July Newsletter — The Plight & Hope of all Humanity

2009 July 14
by Kendall Beachey

July Newletter (PDF)

The problem facing humanity is bigger than anyone has ever told us. When we turn on the television, watch the news, hear the grim reports of escalating tensions in the nations of the earth, as bad as the prognosis seems, the real problem is much deeper. The problem is not just “out there” as so many would like us to think. The problem is as close as our own skin.

The problem of humanity is two-fold; first, man is caught in bondage to sin, that all humanity is imprisoned under the reign of death and can do nothing, through might, will or mind to escape that plight. And second that humanity loves darkness, the indictment against humanity is not that they were enslaved to sin, it is that when the light, the truth of their plight, was revealed to them, when the prison door was flung wide, man preferred the darkness to the Light.

The Old Testament covers many things, but one of the greatest subjects is that is shows the utter failure of simply restraining their behavior to deal with the problem of sin. Time and time again God moves to counteract sin and shows definitively that no mere decree or program can deal with the problem, that man is wicked, totally depraved and nothing he can do in his strength will ever free him from that bondage. There is nothing man can do to reach God.

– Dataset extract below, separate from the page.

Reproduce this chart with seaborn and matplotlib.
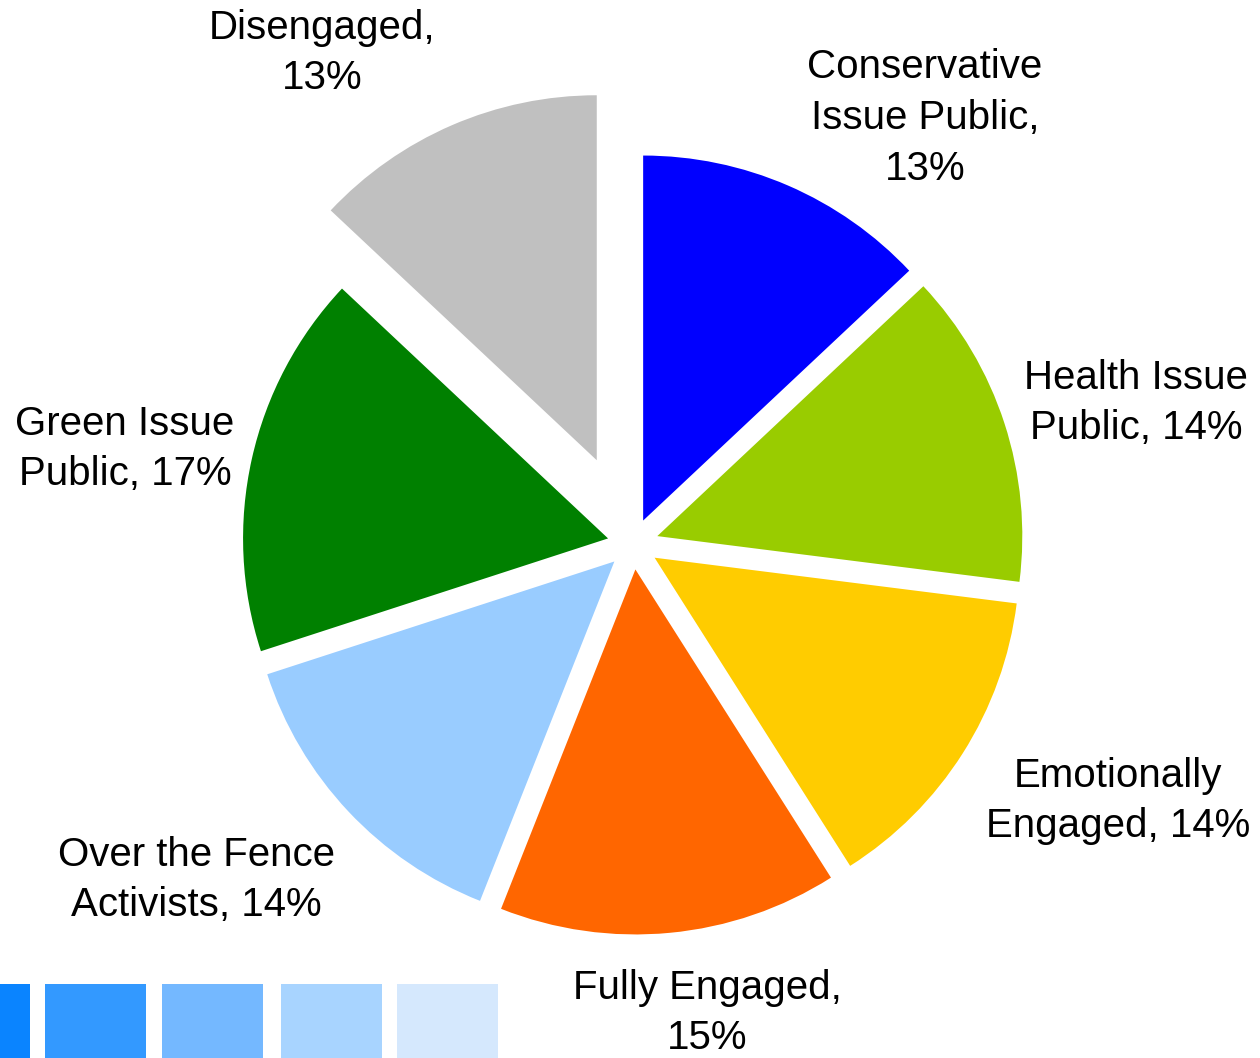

And so then, in the fullness of time this man, Jesus Christ, comes on the scene, and he begins saying these radical things, like you have to be perfect like God is perfect, and if you even call your brother a fool you are in danger of hell, and if you look on a woman with lust then you are an adulterer and if you hate your neighbor, a murderer. And If you have ever read the gospels, the sermon on the mount and felt the crushing weight of “I cannot live up to this,” you have gotten to the heart of what Jesus was saying, because, try as you may and strive as you might, you cannot live up to it, nobody can.

But the story does not end there. Dead in sin and captive to the reign of death all of creation languished under the yoke off the fall that there were none who could wretch themselves from the futility of sin. But there comes now this most beautiful one. Let your hearts stand captivated, in rapture and awe and wonder at the majesty, the beauty, the sear transcendence of this man, Jesus Christ.

There is a Man, a true man, but more then just a man: God. God came in the flesh, the one who stretches out the heavens as a curtain, the one who spoke and the heavens were made, the one who brought Israel out of Egypt by trials, signs, wonders, and by war, by a mighty hand and an outstretched arm, and by great deeds of terror, this one who none could look upon and live: he comes in a manger, he takes on flesh and walks the earth.

In all his splendor, the highest comfort of a king’s palace would be a rubbish to him, yet he choose to come and live in poverty, to walk the dirt roads of the earth he made and not only that, but to be flogged, whipped, beaten, bruised and crushed and pierces upon a tree, in agony, in pain, there are not words to describe. That is God on that cross. The one who gives breath to men. That is God you are nailing to a tree. That is God so loved the world. That is the gospel. God suffered, died and was buried. The One who was life, and that life was the light of men — he was dead.

And then in glorious wonder and all consuming power, up from the tomb, shot forth from the belly of the deep arose triumphant this one, this Jesus Christ, and for the first time in all human history a man passed through the grave and came up alive. He was resurrected from the dead. There is right now a man who will live forever, in the flesh, in a body, in a physical frame.

He came up from the grave and ascended to the right hand of the Father and he holds the keys. The prison in which all humanity languished has been broken open, the light has flooded in and the power of sin is broken, the reign of death is ended. One has passed though the tomb and came out victorious, the first fruits, the first to live having died and he is the promise, the guarantee that just as he rose, so shall we.

If the Lord tarries in his return, our mortal flesh shall die, decompose and rot away, but my hope is not that I am going to be a spirit and go to heaven, that is great, but that is not my hope. My promise, what we are guaranteed if we remain in Christ, is not going to heaven when we die. The promise, the Christian hope, is that one day your physical body, he one you are in right now will raise to life again, it will be transformed, it will be glorified, it will truly live and you will be resurrected just as he was.